В юности, когда я едва лишился девственности при помощи девицы с дурными манерами и колечком в носу, я совершенно очевидно путал любовь с возникающим почти каждую минуту желанием уединиться с объектом, запустить руки ей под футболку, гладить, мять и стискивать ее кожу, вдыхать ее запах, пожирать ее и испепеляться самому, чтобы потом восстать опустошенным Фениксом. Я был уверен, что люблю и что это навсегда, – на самом же деле просто желал красивую самку.

– И что же мы теперь будем делать? – наконец спросила Ева.

– Я не знаю, что будешь делать ты. Я собираюсь поехать на тренировку.

Когда я вернулся, Евы уже не было, ее пустой разверстый шкаф был похож на черную дыру.

В тот вечер мой повторяющийся странный сон был особенно тяжелым. Кажется, я даже научился распознавать, что это все не по-настоящему, однако выдернуть себя в реальность не получалось.

Во сне я был стареющей несчастной женщиной, потерявшей сознание в кафе; меня увезли в больницу, в мою вену впилась игла, затем другая. Когда я открыла глаза, надо мною был выкрашенный масляной краской потолок в трещинках, пахло мочой и вареной капустой.

Со всех сторон вздыхали, кряхтели, похрапывали – я находилась в палате как минимум на десять человек. Попробовала повернуть голову – тело не слушалось, было словно бы из камня высеченным. Каменное тело и живые испуганные глаза, и даже нет голоса, чтобы позвать на помощь.

Наконец кто-то заметил, что я пришла в сознание; позвали медсестру, потом и лечащего врача, те сначала все заглядывали в мое лицо, а потом почему-то начали вести себя так, словно меня не существует.

– Надо позвонить родственникам, – нахмурившись, сказал врач. – У нее в сумке, кажется, был мобильный. Прозвони по контакт-листу!
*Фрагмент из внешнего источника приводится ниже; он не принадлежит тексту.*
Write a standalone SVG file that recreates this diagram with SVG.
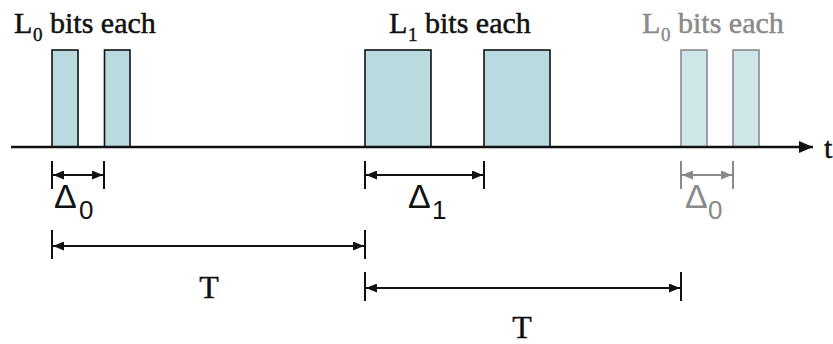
<svg xmlns="http://www.w3.org/2000/svg" width="833" height="344" viewBox="0 0 833 344">
<style>
.lbl{font-family:"Liberation Serif","Times New Roman",serif;font-size:30px;fill:#111;stroke:#111;stroke-width:0.5}
.sub{font-family:"Liberation Serif","Times New Roman",serif;font-size:19px;fill:#111;stroke:#111;stroke-width:0.4}
.dl{font-family:"Liberation Sans",Arial,sans-serif;font-size:34px;fill:#111}
.ds{font-family:"Liberation Sans",Arial,sans-serif;font-size:26px;fill:#111}
.tt{font-family:"Liberation Serif","Times New Roman",serif;font-size:32px;fill:#111;stroke:#111;stroke-width:0.4}
.gray{fill:#8a8a8a;stroke:#8a8a8a}
.dl.gray,.ds.gray{stroke:none}
.pk{fill:#b9dbe0;stroke:#111;stroke-width:1.6}
.pkg{fill:#cfe6e9;stroke:#8a8a8a;stroke-width:1.6}
.tick{stroke:#111;stroke-width:2}
.tickg{stroke:#8a8a8a;stroke-width:2}
.dim{stroke:#111;stroke-width:2.2;fill:none}
.dimg{stroke:#8a8a8a;stroke-width:2.2;fill:none}
</style>
<defs>
<marker id="ah" markerUnits="userSpaceOnUse" markerWidth="11" markerHeight="9" refX="11" refY="4.5" orient="auto-start-reverse"><path d="M0,0 L11,4.5 L0,9 z" fill="#111"/></marker>
<marker id="ahg" markerUnits="userSpaceOnUse" markerWidth="11" markerHeight="9" refX="11" refY="4.5" orient="auto-start-reverse"><path d="M0,0 L11,4.5 L0,9 z" fill="#8a8a8a"/></marker>
<marker id="axh" markerUnits="userSpaceOnUse" markerWidth="14" markerHeight="12" refX="14" refY="6" orient="auto"><path d="M0,0 L14,6 L0,12 z" fill="#111"/></marker>
</defs>
<rect width="833" height="344" fill="#fff"/>

<g id="burst0">
<rect class="pk" x="52" y="50" width="26" height="97"/>
<rect class="pk" x="104.5" y="50" width="25.5" height="97"/>
<text class="lbl" x="14" y="33">L</text>
<text class="sub" x="33" y="41">0</text>
<text class="lbl" x="50" y="33">bits each</text>
</g>

<g id="burst1">
<rect class="pk" x="365" y="50" width="66" height="97"/>
<rect class="pk" x="484" y="50" width="66" height="97"/>
<text class="lbl" x="389" y="33">L</text>
<text class="sub" x="408" y="41">1</text>
<text class="lbl" x="425" y="33">bits each</text>
</g>

<g id="burst2">
<rect class="pkg" x="681" y="50" width="26" height="97"/>
<rect class="pkg" x="733" y="50" width="26" height="97"/>
<text class="lbl gray" x="642" y="33">L</text>
<text class="sub gray" x="661" y="41">0</text>
<text class="lbl gray" x="678" y="33">bits each</text>
</g>

<g id="axis">
<line x1="11" y1="147" x2="813" y2="147" stroke="#111" stroke-width="2.6" marker-end="url(#axh)"/>
<text class="lbl" x="824" y="158">t</text>
</g>

<g id="connectors">
<line class="tick" x1="52" y1="161" x2="52" y2="189"/>
<line class="tick" x1="104" y1="161" x2="104" y2="189"/>
<line class="dim" x1="53" y1="175" x2="103" y2="175" marker-start="url(#ah)" marker-end="url(#ah)"/>

<line class="tick" x1="365" y1="161" x2="365" y2="189"/>
<line class="tick" x1="484" y1="161" x2="484" y2="189"/>
<line class="dim" x1="366" y1="175" x2="483" y2="175" marker-start="url(#ah)" marker-end="url(#ah)"/>

<line class="tickg" x1="681" y1="161" x2="681" y2="189"/>
<line class="tickg" x1="733" y1="161" x2="733" y2="189"/>
<line class="dimg" x1="682" y1="175" x2="732" y2="175" marker-start="url(#ahg)" marker-end="url(#ahg)"/>

<line class="tick" x1="52" y1="230" x2="52" y2="259"/>
<line class="tick" x1="365" y1="230" x2="365" y2="259"/>
<line class="dim" x1="53" y1="246" x2="364" y2="246" marker-start="url(#ah)" marker-end="url(#ah)"/>

<line class="tick" x1="365" y1="272" x2="365" y2="301"/>
<line class="tick" x1="681" y1="272" x2="681" y2="301"/>
<line class="dim" x1="366" y1="288" x2="680" y2="288" marker-start="url(#ah)" marker-end="url(#ah)"/>
</g>

<g id="labels">
<text class="dl" x="54" y="208">Δ</text>
<text class="ds" x="79" y="219">0</text>
<text class="dl" x="408" y="208">Δ</text>
<text class="ds" x="432" y="219">1</text>
<text class="dl gray" x="685" y="208">Δ</text>
<text class="ds gray" x="708" y="219">0</text>
<text class="tt" x="209" y="298" text-anchor="middle">T</text>
<text class="tt" x="522" y="338" text-anchor="middle">T</text>
</g>
</svg>
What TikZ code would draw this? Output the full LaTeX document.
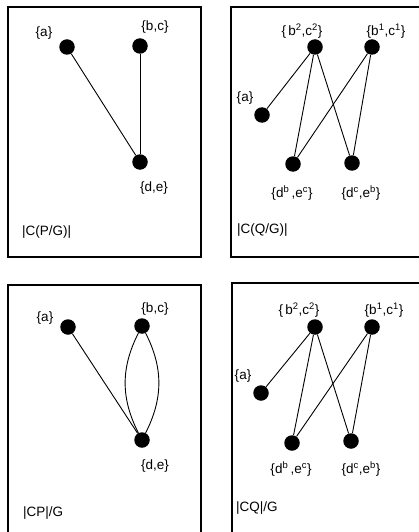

Медсестра кивнула и убежала, а врач наконец обратился ко мне, он старался говорить громко и медленно, словно я была интеллектуально неполноценной:

– Не волнуйтесь, мы постараемся вам помочь. Вы пока не в состоянии шевелиться, но мы сделаем все возможное.

И ушел. Ушел!

А я даже ничего промычать вслед ему не могла, даже рукой шевельнуть, чтобы остановить его. И поползли минуты. Никогда раньше я не думала, что время может казаться таким бесконечным, будто в медовом сиропе вываренным. Всю жизнь мне не хватало минут, всю жизнь провела впопыхах, не могла толком ни отдохнуть, ни выспаться, а сейчас об одном мечтала – чтобы ночь скорее пришла. Но и когда наконец заканчивалась очередная сотня лет и наступала темнота, и она не всегда становилась спасением – меня мучила бессонница. Я чувствовала себя и усталой, и не нуждающейся в отдыхе одновременно.